J.B. : Evidemment. Pour les forces de l'ordre, le VGE est le moyen imparable de bloquer un véhicule ultra rabaissé ou élargi exagérément. Sans parler des modifications moteur. Le VGE, c'est certainement la mort du tuning ! Nous voyons parfois des voitures dont les pneus frottent contre les ailes : on connaît mieux en matière de sécurité automobile.
J.A. : Quelle est la réaction des assureurs vis-à-vis de cette procédure VGE ?
J.B. : Pour l'instant, ils sont encore réticents, car ils voient le problème sur le plan financier. Mais à mesure que le dossier prend forme, ils prennent conscience de l'intérêt d'une telle procédure : le but est de rendre le parc roulant plus sûr et donc de limiter encore les accidents, par conséquent les remboursements. J'en veux pour preuve les chiffres de contre-visites des centres de contrôle technique. Quand on voit que la Twingo de plus de 10 ans génère 25 % de contre-visites.
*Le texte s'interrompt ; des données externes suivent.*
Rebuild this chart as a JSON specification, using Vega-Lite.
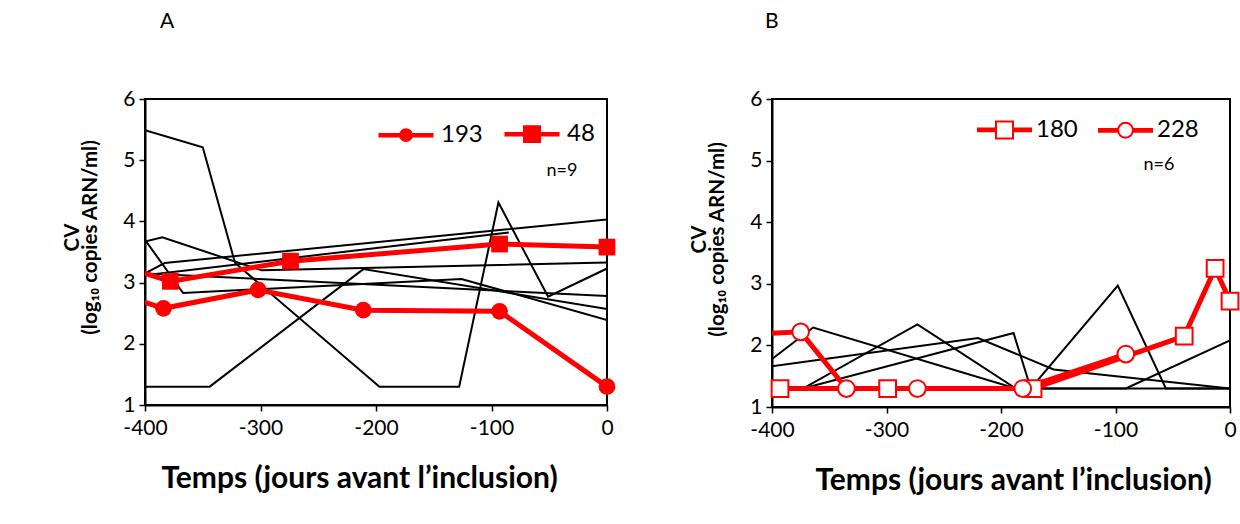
{
  "$schema": "https://vega.github.io/schema/vega-lite/v6.json",
  "padding": {"left": 61, "top": 10, "right": 5, "bottom": 5},
  "background": "white",
  "config": {
    "font": "Lato",
    "view": {"stroke": "black", "strokeWidth": 2},
    "axis": {
      "grid": false,
      "domainColor": "black",
      "domainWidth": 2,
      "tickColor": "black",
      "tickWidth": 1.5,
      "tickSize": 6,
      "labelFont": "Lato",
      "labelFontSize": 21,
      "labelColor": "black",
      "labelFlush": false,
      "titleFont": "Lato",
      "titleFontWeight": "bold",
      "titleColor": "black"
    },
    "title": {"font": "Lato", "fontSize": 21, "fontWeight": "normal", "color": "black", "anchor": "start", "frame": "group"}
  },
  "datasets": {
    "A": [
      {"id": "a1", "kind": "black", "x": -400, "y": 5.49},
      {"id": "a1", "kind": "black", "x": -350, "y": 5.21},
      {"id": "a1", "kind": "black", "x": -322, "y": 3.32},
      {"id": "a1", "kind": "black", "x": -197, "y": 1.3},
      {"id": "a1", "kind": "black", "x": -128, "y": 1.3},
      {"id": "a1", "kind": "black", "x": -94, "y": 4.31},
      {"id": "a1", "kind": "black", "x": -51, "y": 2.77},
      {"id": "a1", "kind": "black", "x": 0, "y": 3.23},
      {"id": "a2", "kind": "black", "x": -400, "y": 1.3},
      {"id": "a2", "kind": "black", "x": -344, "y": 1.3},
      {"id": "a2", "kind": "black", "x": -211, "y": 3.22},
      {"id": "a2", "kind": "black", "x": 0, "y": 2.57},
      {"id": "a3", "kind": "black", "x": -400, "y": 3.67},
      {"id": "a3", "kind": "black", "x": -385, "y": 3.74},
      {"id": "a3", "kind": "black", "x": -299, "y": 3.2},
      {"id": "a3", "kind": "black", "x": 0, "y": 3.33},
      {"id": "a4", "kind": "black", "x": -400, "y": 3.7},
      {"id": "a4", "kind": "black", "x": -367, "y": 2.83},
      {"id": "a4", "kind": "black", "x": -126, "y": 3.06},
      {"id": "a4", "kind": "black", "x": 0, "y": 2.39},
      {"id": "a5", "kind": "black", "x": -400, "y": 3.15},
      {"id": "a5", "kind": "black", "x": -383, "y": 3.32},
      {"id": "a5", "kind": "black", "x": 0, "y": 4.03},
      {"id": "a6", "kind": "black", "x": -400, "y": 3.15},
      {"id": "a6", "kind": "black", "x": 0, "y": 2.78},
      {"id": "a7", "kind": "black", "x": -400, "y": 3.12},
      {"id": "a7", "kind": "black", "x": -85, "y": 3.82},
      {"id": "193", "kind": "red", "x": -415, "y": 2.77},
      {"id": "193", "kind": "red", "x": -384, "y": 2.58},
      {"id": "193", "kind": "red", "x": -302, "y": 2.88},
      {"id": "193", "kind": "red", "x": -211, "y": 2.55},
      {"id": "193", "kind": "red", "x": -93, "y": 2.53},
      {"id": "193", "kind": "red", "x": 0, "y": 1.3},
      {"id": "48", "kind": "red", "x": -415, "y": 3.24},
      {"id": "48", "kind": "red", "x": -378, "y": 3.02},
      {"id": "48", "kind": "red", "x": -274, "y": 3.35},
      {"id": "48", "kind": "red", "x": -93, "y": 3.63},
      {"id": "48", "kind": "red", "x": 0, "y": 3.58}
    ],
    "B": [
      {"id": "b1", "kind": "black", "x": -400, "y": 1.78},
      {"id": "b1", "kind": "black", "x": -364, "y": 2.29},
      {"id": "b1", "kind": "black", "x": -187, "y": 1.3},
      {"id": "b1", "kind": "black", "x": -91, "y": 1.3},
      {"id": "b1", "kind": "black", "x": 0, "y": 2.08},
      {"id": "b2", "kind": "black", "x": -400, "y": 1.66},
      {"id": "b2", "kind": "black", "x": -220, "y": 2.12},
      {"id": "b2", "kind": "black", "x": -154, "y": 1.61},
      {"id": "b2", "kind": "black", "x": 0, "y": 1.3},
      {"id": "b3", "kind": "black", "x": -400, "y": 1.3},
      {"id": "b3", "kind": "black", "x": -373, "y": 1.3},
      {"id": "b3", "kind": "black", "x": -273, "y": 2.34},
      {"id": "b3", "kind": "black", "x": -187, "y": 1.3},
      {"id": "b3", "kind": "black", "x": 0, "y": 1.3},
      {"id": "b4", "kind": "black", "x": -400, "y": 1.3},
      {"id": "b4", "kind": "black", "x": -373, "y": 1.3},
      {"id": "b4", "kind": "black", "x": -189, "y": 2.2},
      {"id": "b4", "kind": "black", "x": -174, "y": 1.3},
      {"id": "b4", "kind": "black", "x": -98, "y": 2.97},
      {"id": "b4", "kind": "black", "x": -56, "y": 1.3},
      {"id": "b4", "kind": "black", "x": 0, "y": 1.3},
      {"id": "180", "kind": "red", "x": -393, "y": 1.3},
      {"id": "180", "kind": "red", "x": -299, "y": 1.3},
      {"id": "180", "kind": "red", "x": -172, "y": 1.3},
      {"id": "180", "kind": "red", "x": -40, "y": 2.15},
      {"id": "180", "kind": "red", "x": -13, "y": 3.25},
      {"id": "180", "kind": "red", "x": 0, "y": 2.72},
      {"id": "228", "kind": "red", "x": -420, "y": 2.18},
      {"id": "228", "kind": "red", "x": -375, "y": 2.22},
      {"id": "228", "kind": "red", "x": -335, "y": 1.3},
      {"id": "228", "kind": "red", "x": -273, "y": 1.3},
      {"id": "228", "kind": "red", "x": -181, "y": 1.3},
      {"id": "228", "kind": "red", "x": -91, "y": 1.86}
    ],
    "notes": [
      {"panel": "A", "x": -39, "y": 4.82, "label": "n=9"},
      {"panel": "B", "x": -62, "y": 4.93, "label": "n=6"}
    ]
  },
  "resolve": {"scale": {"shape": "independent", "x": "independent", "y": "independent"}, "legend": {"shape": "independent"}},
  "spacing": 71,
  "hconcat": [
    {
      "width": 462,
      "height": 306,
      "title": {"text": "A", "dx": 15, "offset": 56},
      "resolve": {"scale": {"shape": "independent"}, "legend": {"shape": "independent"}},
      "encoding": {
        "x": {"field": "x", "type": "quantitative", "scale": {"domain": [-400, 0], "nice": false, "zero": false},
              "axis": {"values": [-400, -300, -200, -100, 0], "labelExpr": "datum.value + ''", "title": "Temps (jours avant l’inclusion)", "titleFontSize": 30, "titlePadding": 25, "labelPadding": 6, "titleX": 214, "titleAlign": "center"}},
        "y": {"field": "y", "type": "quantitative", "scale": {"domain": [1, 6], "nice": false, "zero": false},
              "axis": {"values": [1, 2, 3, 4, 5, 6], "title": ["CV", "(log₁₀ copies ARN/ml)"], "titleFontSize": 20.5, "titleLineHeight": 18, "titlePadding": 22, "labelPadding": 4, "titleY": 138}}
      },
      "layer": [
        {
          "data": {"name": "A"},
          "transform": [{"filter": "datum.kind === 'black'"}],
          "mark": {"type": "line", "color": "black", "strokeWidth": 2, "clip": true},
          "encoding": {"detail": {"field": "id"}}
        },
        {
          "data": {"name": "A"},
          "transform": [{"filter": "datum.kind === 'red'"}],
          "mark": {"type": "line", "color": "#ff0000", "strokeWidth": 5, "clip": true},
          "encoding": {"detail": {"field": "id"}}
        },
        {
          "data": {"name": "A"},
          "transform": [{"filter": "datum.kind === 'red' && datum.x >= -400"}],
          "mark": {"type": "point", "filled": true, "color": "#ff0000", "opacity": 1, "size": 280},
          "encoding": {
            "shape": {"field": "id", "type": "nominal", "scale": {"domain": ["193", "48"], "range": ["circle", "square"]}, "legend": null}
          }
        },
        {
          "data": {"name": "A"},
          "transform": [{"filter": "datum.x < -1000"}],
          "mark": {"type": "point", "filled": false, "color": "#ff0000", "strokeWidth": 4.5, "opacity": 1, "size": 3025},
          "encoding": {
            "shape": {"field": "id", "type": "nominal",
              "scale": {"domain": ["193", "48"], "range": [
                "M-1,0H1M0.17,0A0.17,0.17,0,1,1,-0.17,0A0.17,0.17,0,1,1,0.17,0ZM0.09,0A0.09,0.09,0,1,1,-0.09,0A0.09,0.09,0,1,1,0.09,0ZM0.02,0A0.02,0.02,0,1,1,-0.02,0A0.02,0.02,0,1,1,0.02,0Z",
                "M-1,0H1M-0.245,-0.245H0.245V0.245H-0.245ZM-0.16,-0.16H0.16V0.16H-0.16ZM-0.08,-0.08H0.08V0.08H-0.08Z"]},
              "legend": {"orient": "none", "legendX": 231, "legendY": 5, "direction": "horizontal", "title": null,
                "labelFontSize": 24, "labelFont": "Lato", "labelColor": "black", "labelOffset": 5, "columnPadding": 12,
                "symbolSize": 3025, "symbolStrokeWidth": 4.5, "symbolStrokeColor": "#ff0000", "symbolOpacity": 1}}
          }
        },
        {
          "data": {"name": "notes"},
          "transform": [{"filter": "datum.panel === 'A'"}],
          "mark": {"type": "text", "fontSize": 18, "font": "Lato", "color": "black"},
          "encoding": {"text": {"field": "label"}}
        }
      ]
    },
    {
      "width": 458,
      "height": 308,
      "title": {"text": "B", "dx": -7, "offset": 56},
      "resolve": {"scale": {"shape": "independent"}, "legend": {"shape": "independent"}},
      "encoding": {
        "x": {"field": "x", "type": "quantitative", "scale": {"domain": [-400, 0], "nice": false, "zero": false},
              "axis": {"values": [-400, -300, -200, -100, 0], "labelExpr": "datum.value + ''", "title": "Temps (jours avant l’inclusion)", "titleFontSize": 30, "titlePadding": 25, "labelPadding": 6, "titleX": 241, "titleAlign": "center"}},
        "y": {"field": "y", "type": "quantitative", "scale": {"domain": [1, 6], "nice": false, "zero": false},
              "axis": {"values": [1, 2, 3, 4, 5, 6], "title": ["CV", "(log₁₀ copies ARN/ml)"], "titleFontSize": 20.5, "titleLineHeight": 18, "titlePadding": 22, "labelPadding": 4, "titleY": 140}}
      },
      "layer": [
        {
          "data": {"name": "B"},
          "transform": [{"filter": "datum.kind === 'black'"}],
          "mark": {"type": "line", "color": "black", "strokeWidth": 2, "clip": true},
          "encoding": {"detail": {"field": "id"}}
        },
        {
          "data": {"name": "B"},
          "transform": [{"filter": "datum.kind === 'red'"}],
          "mark": {"type": "line", "color": "#ff0000", "strokeWidth": 5, "clip": true},
          "encoding": {"detail": {"field": "id"}}
        },
        {
          "data": {"name": "B"},
          "transform": [{"filter": "datum.kind === 'red' && datum.x >= -400"}],
          "mark": {"type": "point", "filled": true, "fill": "white", "stroke": "#ff0000", "strokeWidth": 2, "opacity": 1, "size": 280},
          "encoding": {
            "shape": {"field": "id", "type": "nominal", "scale": {"domain": ["180", "228"], "range": ["square", "circle"]}, "legend": null}
          }
        },
        {
          "data": {"name": "B"},
          "transform": [{"filter": "datum.x < -1000"}],
          "mark": {"type": "point", "filled": false, "color": "#ff0000", "strokeWidth": 2, "opacity": 1, "size": 3025},
          "encoding": {
            "shape": {"field": "id", "type": "nominal",
              "scale": {"domain": ["180", "228"], "range": [
                "M-1,0H-0.31M0.31,0H1M-1,-0.05H-0.31M0.31,-0.05H1M-1,0.05H-0.31M0.31,0.05H1M-0.31,-0.31H0.31V0.31H-0.31Z",
                "M-1,0H-0.27M0.27,0H1M-1,-0.05H-0.265M0.265,-0.05H1M-1,0.05H-0.265M0.265,0.05H1M0.27,0A0.27,0.27,0,1,1,-0.27,0A0.27,0.27,0,1,1,0.27,0Z"]},
              "legend": {"orient": "none", "legendX": 204, "legendY": 2, "direction": "horizontal", "title": null,
                "labelFontSize": 24, "labelFont": "Lato", "labelColor": "black", "labelOffset": 3, "columnPadding": 16,
                "symbolSize": 3025, "symbolStrokeWidth": 2, "symbolStrokeColor": "#ff0000", "symbolOpacity": 1}}
          }
        },
        {
          "data": {"name": "notes"},
          "transform": [{"filter": "datum.panel === 'B'"}],
          "mark": {"type": "text", "fontSize": 18, "font": "Lato", "color": "black"},
          "encoding": {"text": {"field": "label"}}
        }
      ]
    }
  ]
}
Les statistiques du contrôle technique démontrent que les pneumatiques ont 16 % de dysfonctionnements, près de 10 % sur les flexibles de freins, 14 % sur les freins de service et 10 % sur les disques de freins : c'est qu'il y a obligatoirement en circulation des véhicules qui ne sont pas sûrs à 100 %. Si la procédure VGE permet à certains véhicules de ne plus jeter l'ancre pour s'arrêter au feu rouge, nous serons tous gagnants... Tant l'usager de ce véhicule que les gens qui traversent au passage piéton.